在愛麗絲與桐人趕到後,因為愛麗絲的聲音而恢復意識,還將導正公理教會帶來的扭曲的責任託付給愛麗絲,在告知二人關於尤吉歐被抓的情報後就再度石化。
最高司祭亞多米尼史特蕾達和元老長裘迪魯金殞命後石化遭到解除,自愛麗絲口中得知關於亞多米尼史特蕾達企圖犧牲大量人民來量產巨劍魔像的計劃、元老院的真相和闇之國即將入侵的事情,告知其他整合騎士關於最高司祭的罪行和目前的情況後,開始著手整頓人界防衛事宜。
儘管是少數知道「合成祕儀」存在的騎士,但為了應對戰爭而暫時對其他整合騎士隱瞞關於整合騎士的出身的真相。
在Underworld大戰中擔任人界守備軍的總指揮官。愛麗絲帶著桐人重返整合騎士團時,為了了解桐人的狀態而以不完整的心念太刀跟他進行心念互擊,同時感覺到對方擁有跟自己同等甚至以上的實戰經驗。
在東之大門的防衛戰中,擔任人界守備軍第2部隊中央位置的指揮官,期間以武裝完全支配術把暗黑術師所派出的米尼翁全數擊落。之後,愛麗絲自廌成為誘餌引開暗黑界軍隊時,親自率領一些整合騎士和部分士兵組成以愛麗絲為首的遊擊部隊,部隊被包圍時打算犧牲自己阻止拳鬥士部隊前進,但被剛登入Underworld的亞絲娜救下。
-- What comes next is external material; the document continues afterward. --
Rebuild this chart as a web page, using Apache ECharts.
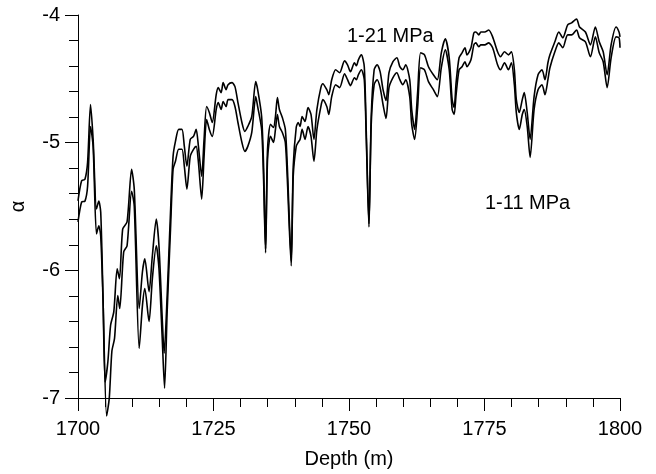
<!DOCTYPE html>
<html>
<head>
<meta charset="utf-8">
<script src="https://cdn.jsdelivr.net/npm/echarts@6/dist/echarts.min.js"></script>
<style>
  html, body { margin: 0; padding: 0; background: #fff; }
  #chart { width: 656px; height: 474px; }
</style>
</head>
<body>
<div id="chart"></div>
<script>
// depth (m) and alpha for the 1-21 MPa curve (upper)
const depth21 = [1700.00, 1700.67, 1701.28, 1701.77, 1702.31, 1702.79, 1703.41, 1703.83, 1704.19, 1704.61,
  1705.01, 1705.52, 1706.01, 1706.61, 1707.23, 1707.65, 1708.25, 1709.05, 1709.89, 1710.38,
  1711.29, 1711.89, 1712.33, 1713.11, 1713.72, 1714.44, 1714.94, 1715.54, 1715.90, 1716.45,
  1717.07, 1717.54, 1717.98, 1718.58, 1719.18, 1719.62, 1720.09, 1720.71, 1721.31, 1721.80,
  1722.22, 1722.82, 1723.26, 1723.73, 1724.23, 1724.77, 1725.50, 1725.87, 1726.41, 1726.78,
  1727.32, 1727.69, 1728.42, 1728.96, 1729.51, 1730.24, 1730.78, 1731.33, 1732.06, 1732.79,
  1733.15, 1733.88, 1734.24, 1734.61, 1734.97, 1735.52, 1736.07, 1736.43, 1736.79, 1737.16,
  1737.70, 1738.25, 1738.62, 1739.34, 1739.71, 1740.26, 1740.62, 1740.98, 1741.35, 1741.89,
  1742.44, 1742.99, 1743.53, 1744.08, 1744.81, 1745.17, 1745.90, 1746.27, 1746.81, 1747.54,
  1748.27, 1749.18, 1749.73, 1750.27, 1751.00, 1751.37, 1751.73, 1752.28, 1752.82, 1753.19,
  1753.68, 1754.10, 1754.64, 1755.19, 1755.74, 1756.28, 1756.83, 1757.38, 1758.11, 1758.83,
  1759.38, 1759.93, 1760.47, 1761.20, 1761.57, 1762.11, 1762.66, 1763.21, 1763.93, 1764.66,
  1765.57, 1766.30, 1767.03, 1767.76, 1768.49, 1769.03, 1769.40, 1769.76, 1770.31, 1770.86,
  1771.40, 1771.77, 1772.50, 1773.04, 1773.41, 1773.95, 1774.32, 1775.05, 1775.77, 1776.50,
  1777.41, 1777.96, 1778.69, 1779.42, 1779.96, 1780.51, 1780.87, 1781.42, 1781.97, 1782.33,
  1782.88, 1783.42, 1784.15, 1784.88, 1785.61, 1786.16, 1786.70, 1787.07, 1787.98, 1788.71,
  1789.44, 1790.35, 1791.07, 1791.99, 1792.53, 1793.62, 1794.54, 1795.45, 1796.17, 1796.90,
  1797.63, 1798.36, 1799.27, 1799.82, 1800.00]
const alpha21 = [-5.455, -5.299, -5.286, -5.154, -4.701, -4.974, -5.520, -5.458, -5.543, -6.198,
  -6.876, -6.712, -6.432, -6.323, -5.988, -6.065, -5.676, -5.621, -5.208, -5.364,
  -6.299, -6.011, -5.910, -6.167, -5.886, -5.598, -5.808, -6.377, -6.650, -6.198,
  -5.543, -5.107, -4.990, -4.896, -4.896, -5.029, -5.185, -4.974, -4.951, -4.896,
  -5.029, -5.263, -4.974, -4.717, -4.764, -4.842, -4.624, -4.569, -4.608, -4.530,
  -4.585, -4.546, -4.530, -4.561, -4.686, -4.842, -4.912, -4.873, -4.795, -4.522,
  -4.585, -4.795, -5.185, -5.832, -5.052, -4.857, -4.881, -4.795, -4.647, -4.740,
  -4.803, -4.896, -5.185, -5.925, -5.185, -4.881, -4.842, -4.873, -4.795, -4.834,
  -4.725, -4.779, -4.974, -4.740, -4.569, -4.538, -4.585, -4.624, -4.507, -4.429,
  -4.452, -4.359, -4.390, -4.444, -4.374, -4.398, -4.351, -4.312, -4.405, -4.920,
  -5.637, -4.795, -4.429, -4.390, -4.444, -4.585, -4.670, -4.452, -4.366, -4.335,
  -4.405, -4.429, -4.390, -4.507, -4.740, -4.896, -4.608, -4.296, -4.312, -4.405,
  -4.468, -4.507, -4.296, -4.187, -4.335, -4.663, -4.725, -4.530, -4.335, -4.296,
  -4.257, -4.312, -4.257, -4.140, -4.133, -4.156, -4.133, -4.133, -4.117, -4.171,
  -4.288, -4.327, -4.288, -4.312, -4.288, -4.429, -4.663, -4.764, -4.663, -4.608,
  -4.764, -4.974, -4.639, -4.468, -4.429, -4.507, -4.374, -4.312, -4.210, -4.133,
  -4.179, -4.078, -4.062, -4.031, -4.094, -4.133, -4.234, -4.094, -4.210, -4.288,
  -4.468, -4.234, -4.094, -4.133, -4.171]

// depth (m) and alpha for the 1-11 MPa curve (lower)
const depth11 = [1700.00, 1700.67, 1701.28, 1701.77, 1702.31, 1702.79, 1703.41, 1703.83, 1704.19, 1704.61,
  1705.28, 1705.77, 1706.25, 1706.74, 1707.34, 1707.70, 1708.43, 1709.05, 1709.89, 1710.38,
  1711.29, 1711.89, 1712.33, 1713.11, 1713.72, 1714.44, 1714.94, 1715.54, 1715.97, 1716.45,
  1717.07, 1717.54, 1717.98, 1718.58, 1719.18, 1719.62, 1720.09, 1720.71, 1721.31, 1721.80,
  1722.22, 1722.82, 1723.26, 1723.73, 1724.23, 1724.77, 1725.50, 1725.87, 1726.41, 1726.78,
  1727.32, 1727.69, 1728.42, 1728.96, 1729.51, 1730.24, 1730.78, 1731.33, 1732.06, 1732.79,
  1733.15, 1733.88, 1734.24, 1734.61, 1734.97, 1735.52, 1736.07, 1736.43, 1736.79, 1737.16,
  1737.70, 1738.25, 1738.62, 1739.34, 1739.71, 1740.26, 1740.62, 1740.98, 1741.35, 1741.89,
  1742.44, 1742.99, 1743.53, 1744.08, 1744.81, 1745.17, 1745.90, 1746.27, 1746.81, 1747.54,
  1748.27, 1749.18, 1749.73, 1750.27, 1751.00, 1751.37, 1751.73, 1752.28, 1752.82, 1753.19,
  1753.68, 1754.10, 1754.64, 1755.19, 1755.74, 1756.28, 1756.83, 1757.38, 1758.11, 1758.83,
  1759.38, 1759.93, 1760.47, 1761.20, 1761.57, 1762.11, 1762.66, 1763.21, 1763.93, 1764.66,
  1765.57, 1766.30, 1767.03, 1767.76, 1768.49, 1769.03, 1769.40, 1769.76, 1770.31, 1770.86,
  1771.40, 1771.77, 1772.50, 1773.04, 1773.41, 1773.95, 1774.32, 1775.05, 1775.77, 1776.50,
  1777.41, 1777.96, 1778.69, 1779.42, 1779.96, 1780.51, 1780.87, 1781.42, 1781.97, 1782.33,
  1782.88, 1783.42, 1784.15, 1784.88, 1785.61, 1786.16, 1786.70, 1787.07, 1787.98, 1788.71,
  1789.44, 1790.35, 1791.07, 1791.99, 1792.53, 1793.62, 1794.54, 1795.45, 1796.17, 1796.90,
  1797.63, 1798.36, 1799.27, 1799.82, 1800.00]
const alpha11 = [-5.621, -5.465, -5.458, -5.341, -4.873, -5.029, -5.715, -5.652, -5.730, -6.221,
  -7.141, -7.001, -6.634, -6.533, -6.198, -6.299, -5.855, -5.808, -5.380, -5.497,
  -6.611, -6.276, -6.143, -6.401, -6.065, -5.808, -5.988, -6.533, -6.923, -6.323,
  -5.676, -5.208, -5.146, -5.052, -5.052, -5.185, -5.364, -5.107, -5.052, -5.029,
  -5.154, -5.442, -5.107, -4.818, -4.896, -4.951, -4.740, -4.686, -4.740, -4.678,
  -4.717, -4.663, -4.663, -4.717, -4.842, -4.998, -5.068, -5.029, -4.920, -4.639,
  -4.717, -4.896, -5.286, -5.863, -5.130, -4.951, -4.998, -4.896, -4.779, -4.873,
  -4.920, -4.998, -5.286, -5.964, -5.263, -5.029, -4.998, -4.974, -4.896, -4.974,
  -4.873, -4.951, -5.146, -4.896, -4.717, -4.663, -4.717, -4.779, -4.639, -4.546,
  -4.569, -4.460, -4.507, -4.553, -4.491, -4.507, -4.468, -4.429, -4.507, -4.974,
  -5.660, -4.857, -4.546, -4.507, -4.569, -4.701, -4.811, -4.569, -4.491, -4.452,
  -4.507, -4.546, -4.507, -4.639, -4.857, -4.974, -4.725, -4.413, -4.429, -4.522,
  -4.585, -4.639, -4.413, -4.273, -4.429, -4.740, -4.779, -4.624, -4.429, -4.405,
  -4.366, -4.405, -4.351, -4.234, -4.218, -4.249, -4.234, -4.234, -4.218, -4.257,
  -4.390, -4.429, -4.374, -4.429, -4.374, -4.546, -4.764, -4.896, -4.779, -4.740,
  -4.873, -5.115, -4.740, -4.585, -4.546, -4.624, -4.507, -4.413, -4.288, -4.218,
  -4.257, -4.156, -4.156, -4.117, -4.179, -4.210, -4.327, -4.171, -4.296, -4.366,
  -4.569, -4.335, -4.171, -4.179, -4.257]

const xTicks = [1700, 1725, 1750, 1775, 1800]
const yTicks = [-7, -6, -5, -4]
const seriesNames = ['1-21 MPa', '1-11 MPa']

const FONT = '"Liberation Sans", Arial, Helvetica, sans-serif'
const chart = echarts.init(document.getElementById('chart'), null, { renderer: 'canvas' })

const axisCommon = {
  axisLine: { show: true, onZero: false, lineStyle: { color: '#000', width: 1 } },
  axisTick: { show: true, inside: false, length: 13, lineStyle: { color: '#000', width: 1 } },
  minorTick: { show: true, splitNumber: 5, length: 9, lineStyle: { color: '#000', width: 1 } },
  splitLine: { show: false },
  minorSplitLine: { show: false },
}

chart.setOption({
  animation: false,
  backgroundColor: '#fff',
  grid: { left: 71, right: 36, top: 15, bottom: 74 },
  xAxis: {
    type: 'value',
    min: xTicks[0],
    max: xTicks[xTicks.length - 1],
    interval: 25,
    name: 'Depth (m)',
    nameLocation: 'middle',
    nameGap: 51,
    nameTextStyle: { color: '#000', fontSize: 20, fontFamily: FONT },
    axisLabel: { color: '#000', fontSize: 20, fontFamily: FONT, margin: 21, formatter: v => String(v) },
    ...axisCommon,
  },
  yAxis: {
    type: 'value',
    min: yTicks[0],
    max: yTicks[yTicks.length - 1],
    interval: 1,
    name: 'α',
    nameLocation: 'middle',
    nameRotate: 90,
    nameGap: 50,
    nameTextStyle: { color: '#000', fontSize: 20, fontFamily: FONT },
    axisLabel: { color: '#000', fontSize: 20, fontFamily: FONT, margin: 18, formatter: v => String(v) },
    ...axisCommon,
  },
  series: [
    {
      name: seriesNames[0],
      type: 'line',
      data: depth21.map((d, i) => [d, alpha21[i]]),
      showSymbol: false,
      smooth: 0.25,
      clip: false,
      lineStyle: { color: '#000', width: 1.6 },
    },
    {
      name: seriesNames[1],
      type: 'line',
      data: depth11.map((d, i) => [d, alpha11[i]]),
      showSymbol: false,
      smooth: 0.25,
      clip: false,
      lineStyle: { color: '#000', width: 1.6 },
    },
  ],
  graphic: [
    { type: 'text', left: 347, top: 26, style: { text: seriesNames[0], fill: '#000', font: '20px ' + FONT } },
    { type: 'text', left: 485, top: 193, style: { text: seriesNames[1], fill: '#000', font: '20px ' + FONT } },
  ],
})
</script>
</body>
</html>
亞絲娜與愛麗絲交戰時勸阻兩人,其後在會議中得知現實世界的存在和貝庫達的目的,並向部隊的騎士和將領們解釋「右眼的封印」的存在。愛麗絲被貝庫達抓住後親自去解救她,最後利用犧牲自己的生命所發揮時穿劍的心念技擊敗貝庫達,讓愛麗絲有更多時間去南邊的世界盡頭的祭壇,為第三位於戰爭中陣亡的整合騎士。遺體被愛麗絲帶到世界盡頭的祭壇,再由桐人和亞絲娜帶回人界。